Review: The Incredibles 2

The silver screen summer blockbusters are rolling in full force. Disney with a double salvo for your popcorn munching pleasure, Ant-Man and Wasp and The Incredibles 2. Pixar Studios’ Incredibles 2 opened in the UK this weekend to the glee of cinema go’ers following huge box office success stateside. The Incredibles 2 picks up the action straight from the get go where the original left off incredibly 14 years ago in 2004! With the Underminer drilling up through the streets ready to conduct a bank heist and destroy City Hall.
I don’t doubt there will be fan edit in the future, where they are fused together as a continuous movie, dubbed something akin to the ‘Incredible Epic’!

Pixar’s outings always carry a fun engaging story with mature themes about families in a way that both kids and adults can enjoy. The Incredibles this is doubly more so, as we are observing the lives of the Parr family. Struggling with the challenges everyone watching will be familiar with. Brad Bird delivers the writing and directing credit. With the original voice cast all returning. Animation visuals are superb.

 

Being a superhero is banned by the government, despite the events of the first movie and the high octane destructive opening, that remains the case. In steps media mogul and tech genius, brother and sister duo, Winston and Evelyn Deanvor. Who wish to privately employ superheroes, namely Elastigirl to be the face of the campaign. Giving the superhero a positive outlook in the media. A rather apt monologue delivered by Winston really speaks volumes of the current state of affairs here in the real world. It’s not the actions of the individual that matter. It is perception. The message carried by the media, if ones owns all the outlets’ everyone sees and reads. The ability to skew and manipulate the perception of events to how is entirely controlled by us. Their motives are a strong undercurrent of the main arc of the movie. Elastigirl now tied up as the breadwinning superhero, as a new supervillain emerges, the Screenslaver.

Leaving Mr Incredible Bob at their new home to juggle with the daunting tasks of dealing with the kids and domestic responsibilities.
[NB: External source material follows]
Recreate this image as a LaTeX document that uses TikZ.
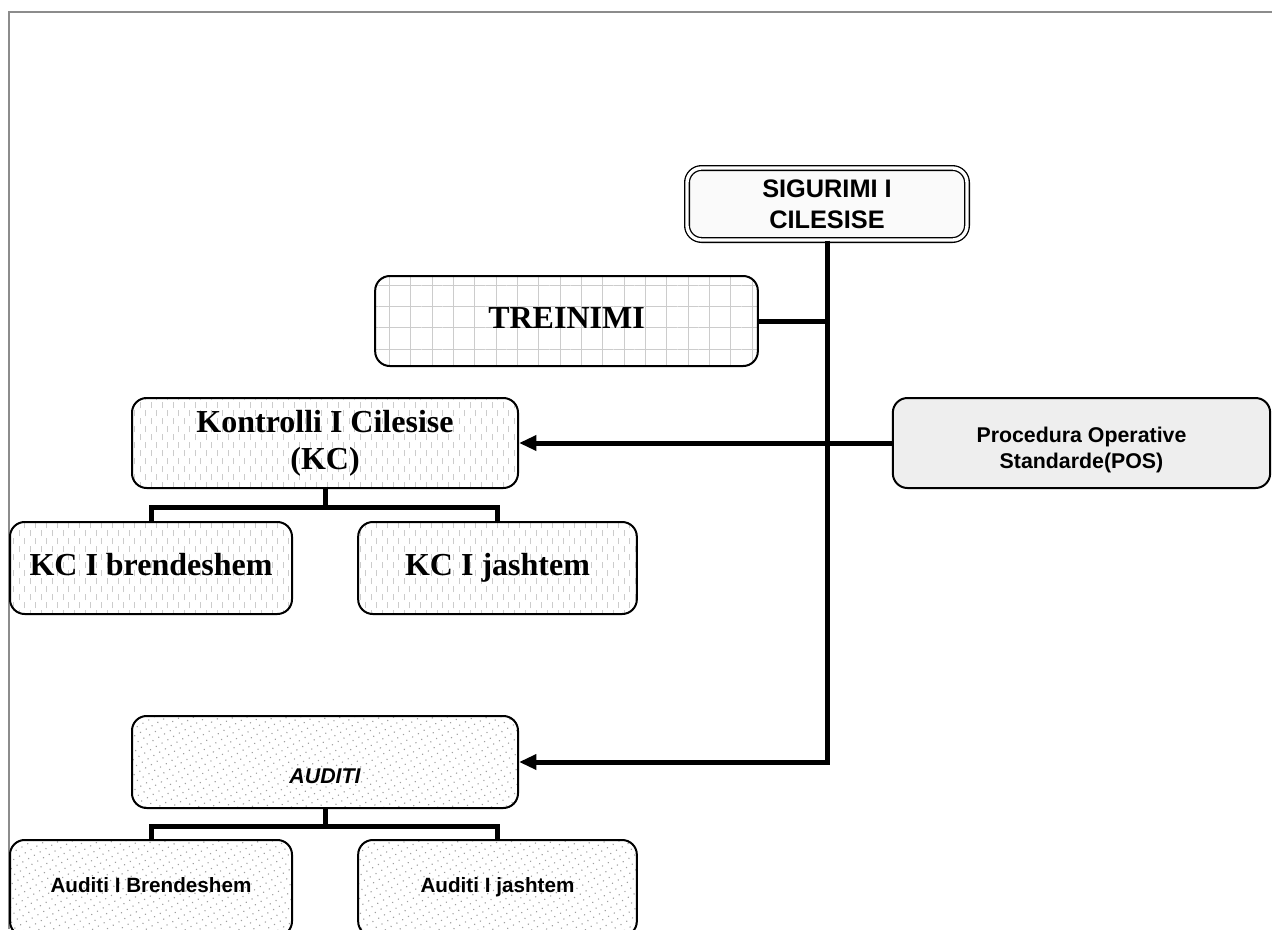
\documentclass[tikz,border=0pt]{standalone}
\usepackage{fontspec}
\setmainfont{Liberation Serif}
\setsansfont{Liberation Sans}
\usetikzlibrary{positioning, arrows.meta, patterns, patterns.meta}
\pgfdeclarepatternformonly{vdashes}{\pgfqpoint{-1pt}{-1pt}}{\pgfqpoint{9pt}{13pt}}{\pgfqpoint{8.25pt}{12pt}}{%
	\pgfsetlinewidth{0.8pt}
	\pgfpathmoveto{\pgfqpoint{2pt}{0.5pt}}\pgfpathlineto{\pgfqpoint{2pt}{5pt}}
	\pgfpathmoveto{\pgfqpoint{6.1pt}{6.5pt}}\pgfpathlineto{\pgfqpoint{6.1pt}{11pt}}
	\pgfusepath{stroke}}
\tikzstyle{caja} = [draw=black, line width=1.5pt, rounded corners=11pt, inner sep=0pt, align=center]
\tikzstyle{renglon} = [execute at begin node=\strut]
\tikzstyle{titulo} = [caja, double, double distance=2.5pt, line width=1pt, fill=gray!4, font=\sffamily\bfseries\fontsize{19}{23}\selectfont]
\tikzstyle{rejilla} = [caja, pattern={Hatch[distance=16pt, line width=0.5pt, xshift=4pt, yshift=3pt]}, pattern color=gray!40, font=\bfseries\fontsize{24}{28}\selectfont]
\tikzstyle{rayas} = [caja, pattern=vdashes, pattern color=gray!40, font=\bfseries\fontsize{24}{28}\selectfont]
\tikzstyle{puntos} = [caja, pattern={Dots[distance=5pt, radius=0.6pt, angle=30]}, pattern color=gray!75, font=\sffamily\bfseries\fontsize{15.5}{18}\selectfont]
\tikzstyle{textura} = [caja, fill=gray!13, font=\sffamily\bfseries\fontsize{16}{19.5}\selectfont]
\tikzstyle{linea} = [line width=3.75pt]
\tikzstyle{flecha} = [linea, -{Triangle[length=13pt, width=11pt]}]

\begin{document}
\begin{tikzpicture}[x=0.75pt, y=-0.75pt]
	\useasboundingbox (0,0) rectangle (1272,929);
	\draw[gray!90, line width=2.2pt] (9,929) -- (9,12) -- (1272,12);
	% cajas
	\node[titulo, minimum width=210pt, minimum height=54pt] (sig) at (827,204) {SIGURIMI I\\CILESISE};
	\node[rejilla, renglon, minimum width=287pt, minimum height=67.5pt] (tre) at (566.5,321) {TREINIMI};
	\node[rayas, minimum width=289.5pt, minimum height=67.5pt] (kc) at (325,443) {Kontrolli I Cilesise\\(KC)};
	\node[textura, minimum width=283pt, minimum height=67.5pt] (pos) at (1081.5,443) {};
	\node[font=\sffamily\bfseries\fontsize{16}{19.5}\selectfont, align=center] (postxt) at (1081.5,450) {Procedura Operative\\Standarde(POS)};
	\node[rayas, renglon, minimum width=211.5pt, minimum height=69pt] (kcb) at (151,568) {KC I brendeshem};
	\node[rayas, renglon, minimum width=209pt, minimum height=69pt] (kcj) at (497.5,568) {KC I jashtem};
	\node[puntos, minimum width=289.5pt, minimum height=69pt] (aud) at (325,762) {};
	\node[font=\sffamily\bfseries\itshape\fontsize{16}{19}\selectfont] (audtxt) at (325,776) {AUDITI};
	\node[puntos, renglon, minimum width=211.5pt, minimum height=72pt] (audb) at (151,888) {Auditi I Brendeshem};
	\node[puntos, renglon, minimum width=209pt, minimum height=72pt] (audj) at (497.5,888) {Auditi I jashtem};
	% conectores
	\draw[flecha] (sig.south) -- (sig.south |- aud.east) -- (aud.east);
	\draw[linea] (tre.east) -- (tre.east -| sig.south);
	\draw[flecha] (pos.west) -- (kc.east);
	\draw[linea] (kc.south) -- ++(0,18) -| (kcb.north);
	\draw[linea] (kc.south) -- ++(0,18) -| (kcj.north);
	\draw[linea] (aud.south) -- ++(0,17) -| (audb.north);
	\draw[linea] (aud.south) -- ++(0,17) -| (audj.north);
\end{tikzpicture}
\end{document}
Violets teenage troubles with the complications of a first date. Dashs lagging behind on his homework of common core. Managing baby Jack-Jacks ever-evolving new powers. Samuel L Jackson returns as Frozone as does fan-favourite Edna.


There is a case to be said that the trusted formula of a stay at home bumbling dad, isn’t original. Much of the laughs are at his expense and Jack-Jacks antics. Pixar sequel movies haven’t always fared well compared to their original, with Toy Story being the exception. Incredibles 2, does hit home firmly into the familiar feeling and warmth of the first outing.

 

 

Aspects that stood out: Strong narrative of being a family. What it takes to keep a family together.
The stylish retro 60s spy-inspired artwork intro, even the Disney castle is coloured in the Incredibles costumed colours.
The technology of the world is very ‘Gotham.’ A mix of classic style of 1950s style cars and colourized silhouette buildings. Fedor hats. Rounded television sets. Infused with modern technology, mobile phones and high tech monorails.
Johnny Quest and The Outer Limits!


If you or a member of family suffer epilepsy, note: slight spoiler. may want to avoid a certain portion of the movie, with strobe lighting effects. As Elastigirl rumbles it up with the Screenslaver in an screen covered electric cage.
As with all Pixar movies at the cinema, there is a 5 minute short before the feature presentation. Entitled ‘Bao.’ Mutterings in the audience of “What is this, this isn’t the Incredibles!” Though there were a few teary eyed as it closed. An emotive story of a mother, remembering her son who had left home whilst she was cooking. With some stunning animation technicques and new technology being employed.